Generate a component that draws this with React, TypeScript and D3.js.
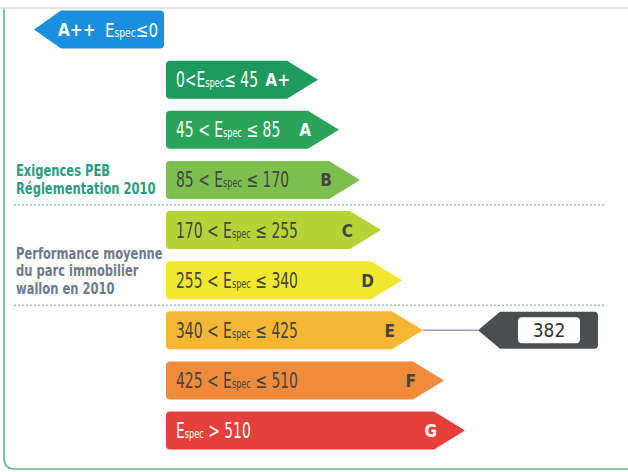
import React, { useEffect, useRef } from 'react';
import * as d3 from 'd3';

// energy classes, top to bottom
const classes = ['A++', 'A+', 'A', 'B', 'C', 'D', 'E', 'F', 'G'];
// upper bound of each class (G has none)
const upperBounds = [0, 45, 85, 170, 255, 340, 425, 510];
const classColors = ['#1b8ee0', '#1e9a5f', '#29a45a', '#7cbf4f', '#b6d336', '#f1e72e', '#f5b634', '#ef8b3b', '#e5403b'];
const labelColors = ['#fff', '#fff', '#fff', '#444', '#444', '#444', '#444', '#444', '#fff'];

const requirementLines = ['Exigences PEB', 'Réglementation 2010'];
const averageLines = ['Performance moyenne', 'du parc immobilier', 'wallon en 2010'];
const separatorsAfter = ['B', 'D'];

const buildingValue = 382;

const FONT = '"DejaVu Sans", sans-serif';
const SQUEEZE = 0.85; // narrow the font, the original uses a condensed face

const App: React.FC = () => {
  const svgRef = useRef<SVGSVGElement>(null);
  const width = 628;
  const height = 472;

  useEffect(() => {
    if (!svgRef.current) return;
    const svg = d3.select(svgRef.current);
    svg.selectAll('*').remove();

    const y = d3.scalePoint<string>().domain(classes).range([29.5, 430.5]);
    const tipX = d3.scaleLinear().domain([1, classes.length - 1]).range([318, 465]);
    const barH = 38;
    const barX = 166;
    const notch = 31;
    const r = 4;

    const txt = (x: number, yy: number, size: number, bold = false, sx = SQUEEZE) =>
      svg.append('text')
        .attr('transform', `translate(${x},${yy}) scale(${sx},1)`)
        .attr('font-family', FONT)
        .attr('font-weight', bold ? 'bold' : 'normal').attr('font-size', size);

    // frame
    svg.append('line')
      .attr('x1', 0).attr('x2', width).attr('y1', 8).attr('y2', 8)
      .attr('stroke', '#e2e2e2').attr('stroke-width', 2);
    svg.append('path')
      .attr('d', `M4,9 L4,458 Q4,469 15,469 L${width},469`)
      .attr('fill', 'none').attr('stroke', '#6cb381').attr('stroke-width', 1.6);

    // separators
    const sepY = separatorsAfter.map(c => {
      const i = classes.indexOf(c);
      return (y(classes[i])! + y(classes[i + 1])!) / 2;
    });
    sepY.forEach(sy => {
      svg.append('line')
        .attr('x1', 14).attr('x2', 606).attr('y1', sy).attr('y2', sy)
        .attr('stroke', '#5f9ea0').attr('stroke-width', 1).attr('stroke-dasharray', '2,2');
    });

    const espec = (t: d3.Selection<SVGTextElement, unknown, null, undefined>) => {
      t.append('tspan').text('E');
      t.append('tspan').attr('font-size', 12).text('spec');
    };

    const rangeLabel = (t: d3.Selection<SVGTextElement, unknown, null, undefined>, i: number) => {
      if (i === 0) {
        espec(t);
        t.append('tspan').text(`≤${upperBounds[0]}`);
        return;
      }
      if (i === classes.length - 1) {
        espec(t);
        t.append('tspan').text(` > ${upperBounds[upperBounds.length - 1]}`);
        return;
      }
      const sp = i === 1 ? '' : ' ';
      t.append('tspan').text(`${upperBounds[i - 1]}${sp}<${sp}`);
      espec(t);
      t.append('tspan').text(`${sp}≤${i === 1 ? ' ' : sp}${upperBounds[i]}`);
    };

    // A++ (points left)
    {
      const cy = y(classes[0])!;
      const y0 = cy - barH / 2, y1 = cy + barH / 2;
      const right = 164, tip = 34, bx = tip + 27;
      svg.append('path')
        .attr('d', `M${tip},${cy} L${bx},${y0} L${right - r},${y0} Q${right},${y0} ${right},${y0 + r} L${right},${y1 - r} Q${right},${y1} ${right - r},${y1} L${bx},${y1} Z`)
        .attr('fill', classColors[0]);
      txt(58, cy + 6.5, 18, true).attr('fill', labelColors[0]).text(classes[0]);
      const t = txt(105, cy + 7, 20, false, 0.76).attr('fill', labelColors[0]);
      rangeLabel(t, 0);
    }

    // A+ .. G (point right)
    classes.slice(1).forEach((c, k) => {
      const i = k + 1;
      const cy = y(c)!;
      const y0 = cy - barH / 2, y1 = cy + barH / 2;
      const tip = tipX(i);
      const bx = tip - notch;
      svg.append('path')
        .attr('d', `M${barX + r},${y0} L${bx},${y0} L${tip},${cy} L${bx},${y1} L${barX + r},${y1} Q${barX},${y1} ${barX},${y1 - r} L${barX},${y0 + r} Q${barX},${y0} ${barX + r},${y0} Z`)
        .attr('fill', classColors[i]);
      const t = txt(176, cy + 7.5, 20.5, false, 0.68).attr('fill', labelColors[i]);
      rangeLabel(t, i);
      txt(tip - 28, cy + 6.5, 18, true)
        .attr('text-anchor', 'end')
        .attr('fill', labelColors[i]).text(c);
    });

    // side notes
    const note = (lines: string[], lastBase: number, color: string, lh: number) => {
      lines.forEach((l, j) => {
        txt(16, lastBase - (lines.length - 1 - j) * lh, 16, true, 0.72)
          .attr('fill', color).text(l);
      });
    };
    note(requirementLines, sepY[0] - 11, '#2a9b84', 18);
    note(averageLines, sepY[1] - 11.5, '#6e7a8b', 17.5);

    // building value pointer
    const ci = upperBounds.findIndex(b => buildingValue <= b);
    const cls = ci === -1 ? classes.length - 1 : ci;
    const cy = y(classes[cls])!;
    const pTip = 478, pBody = 500, pRight = 598;
    const py0 = cy - barH / 2 + 0.5, py1 = cy + barH / 2 - 0.5;
    svg.append('line')
      .attr('x1', tipX(cls)).attr('x2', pTip).attr('y1', cy).attr('y2', cy)
      .attr('stroke', '#8d9cb8').attr('stroke-width', 1.5);
    svg.append('path')
      .attr('d', `M${pTip},${cy} L${pBody},${py0} L${pRight - r},${py0} Q${pRight},${py0} ${pRight},${py0 + r} L${pRight},${py1 - r} Q${pRight},${py1} ${pRight - r},${py1} L${pBody},${py1} Z`)
      .attr('fill', '#4b4e51');
    svg.append('rect')
      .attr('x', 518).attr('y', cy - 13).attr('width', 62).attr('height', 26).attr('rx', 4)
      .attr('fill', '#fff');
    txt(549, cy + 7, 20, false, 0.85)
      .attr('text-anchor', 'middle')
      .attr('fill', '#333').text(buildingValue);
  }, []);

  return (
    <svg ref={svgRef} width={width} height={height}
      style={{ position: 'absolute', left: 0, top: 0, background: '#fff' }} />
  );
};

export default App;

• • • • •

Exercise task: Repeat the lines exactly as they stand, from the opening line of the data through the line with "import * as d3 from 'd3';". Pictures stay out of the copy.

Response for this exercise:
Generate a component that draws this with React, TypeScript and D3.js.
import React, { useEffect, useRef } from 'react';
import * as d3 from 'd3';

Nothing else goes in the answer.